> _TASK GOAL_
Leave out the pictures and retype only the lines from the opening line to the line that holds "ra_edges = np.arange(0, 361, 5)", both ends included.

□ □ □ □

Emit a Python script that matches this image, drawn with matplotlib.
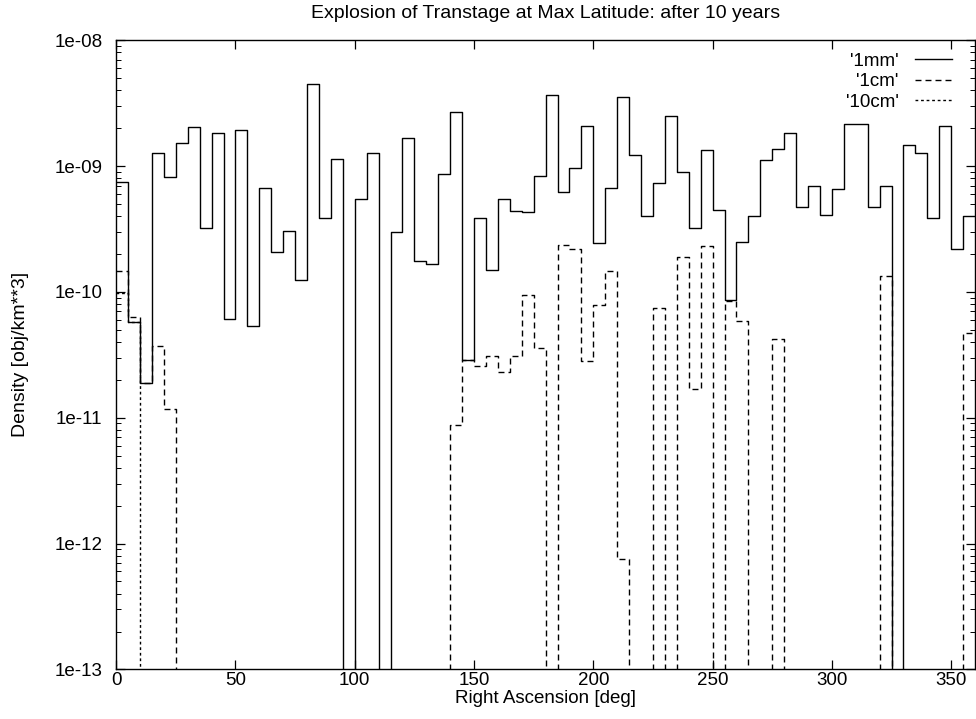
import numpy as np
import matplotlib.pyplot as plt
from matplotlib.ticker import FuncFormatter, NullLocator, LogLocator

plt.rcParams['font.family'] = ['Liberation Sans', 'DejaVu Sans']

# 5 degree bins in right ascension
ra_edges = np.arange(0, 361, 5)

dens_1mm = [
    7.5e-10, 5.8e-11, 1.9e-11, 1.26e-9, 8.2e-10, 1.53e-9,
    2.05e-9, 3.2e-10, 1.82e-9, 6.1e-11, 1.93e-9, 5.4e-11,
    6.65e-10, 2.07e-10, 3.05e-10, 1.24e-10, 4.48e-9, 3.9e-10,
    1.14e-9, 0, 5.5e-10, 1.26e-9, 0, 3.0e-10,
    1.68e-9, 1.76e-10, 1.66e-10, 8.6e-10, 2.7e-9, 2.9e-11,
    3.9e-10, 1.48e-10, 5.5e-10, 4.4e-10, 4.35e-10, 8.4e-10,
    3.7e-9, 6.2e-10, 9.7e-10, 2.1e-9, 2.43e-10, 6.65e-10,
    3.55e-9, 1.22e-9, 4.0e-10, 7.4e-10, 2.5e-9, 9.0e-10,
    3.2e-10, 1.35e-9, 4.5e-10, 8.7e-11, 2.5e-10, 4.0e-10,
    1.12e-9, 1.36e-9, 1.82e-9, 4.7e-10, 7.0e-10, 4.1e-10,
    6.6e-10, 2.15e-9, 2.15e-9, 4.7e-10, 6.9e-10, 0,
    1.46e-9, 1.26e-9, 3.85e-10, 2.1e-9, 2.2e-10, 4.0e-10,
]

dens_1cm = [
    1.47e-10, 6.3e-11, 1.9e-11, 3.7e-11, 1.18e-11, 0,
    0, 0, 0, 0, 0, 0,
    0, 0, 0, 0, 0, 0,
    0, 0, 0, 0, 0, 0,
    0, 0, 0, 0, 8.8e-12, 2.9e-11,
    2.6e-11, 3.1e-11, 2.3e-11, 3.1e-11, 9.5e-11, 3.6e-11,
    0, 2.36e-10, 2.2e-10, 2.85e-11, 7.9e-11, 1.47e-10,
    7.5e-13, 0, 0, 7.4e-11, 0, 1.88e-10,
    1.7e-11, 2.3e-10, 0, 8.5e-11, 5.9e-11, 0,
    0, 4.2e-11, 0, 0, 0, 0,
    0, 0, 0, 0, 1.34e-10, 0,
    0, 0, 0, 0, 0, 4.7e-11,
]

dens_10cm = [9.8e-11, 5.8e-11] + [0] * 70

series = [
    (dens_1mm, "'1mm'", '-', 3),
    (dens_1cm, "'1cm'", (0, (4.3, 2.9)), 2),
    (dens_10cm, "'10cm'", (0, (2.0, 2.0)), 1),
]

fig, ax = plt.subplots(figsize=(9.76, 7.19), dpi=100)
fig.subplots_adjust(left=0.119, right=0.999, bottom=0.069, top=0.944)

for vals, lab, ls, z in series:
    v = np.array(vals, dtype=float)
    v[v <= 0] = 1e-16  # empty bins drop off the bottom of the log axis
    ax.step(ra_edges, np.append(v, v[-1]), where='post', color='black',
            lw=1.0, linestyle=ls, label=lab, zorder=z)

ax.set_yscale('log')
ax.set_xlim(0, 360)
ax.set_ylim(1e-13, 1e-8)
ax.set_xticks(np.arange(0, 351, 50))
ax.xaxis.set_minor_locator(NullLocator())
ax.yaxis.set_minor_locator(LogLocator(base=10, subs=np.arange(2, 10)))
ax.yaxis.set_major_formatter(FuncFormatter(lambda v, p: f"{v:.0e}"))
ax.tick_params(which='both', direction='in', top=True, right=True, labelsize=13.5)
ax.tick_params(which='major', length=6.5, width=0.9)
ax.tick_params(which='minor', length=3.3, width=0.7)
ax.tick_params(axis='x', pad=2)
ax.tick_params(axis='y', pad=10)
for s in ax.spines.values():
    s.set_linewidth(1.0)

ax.set_title('Explosion of Transtage at Max Latitude: after 10 years', fontsize=14, pad=16)
ax.set_xlabel('Right Ascension [deg]', fontsize=13.5)
ax.xaxis.set_label_coords(0.5, -0.032)
ax.set_ylabel('Density [obj/km**3]', fontsize=14, labelpad=18)

# gnuplot style key: labels right-aligned, line samples after them
ax.legend(loc='upper right', bbox_to_anchor=(0.973, 0.980), frameon=False,
          markerfirst=False, fontsize=13.5, handlelength=1.95, handletextpad=0.9,
          labelspacing=0.17, borderaxespad=0, borderpad=0)

fig.savefig('out.png', dpi=100)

□ □ □ □

> _EXERCISE ANSWER_
Emit a Python script that matches this image, drawn with matplotlib.
import numpy as np
import matplotlib.pyplot as plt
from matplotlib.ticker import FuncFormatter, NullLocator, LogLocator

plt.rcParams['font.family'] = ['Liberation Sans', 'DejaVu Sans']

# 5 degree bins in right ascension
ra_edges = np.arange(0, 361, 5)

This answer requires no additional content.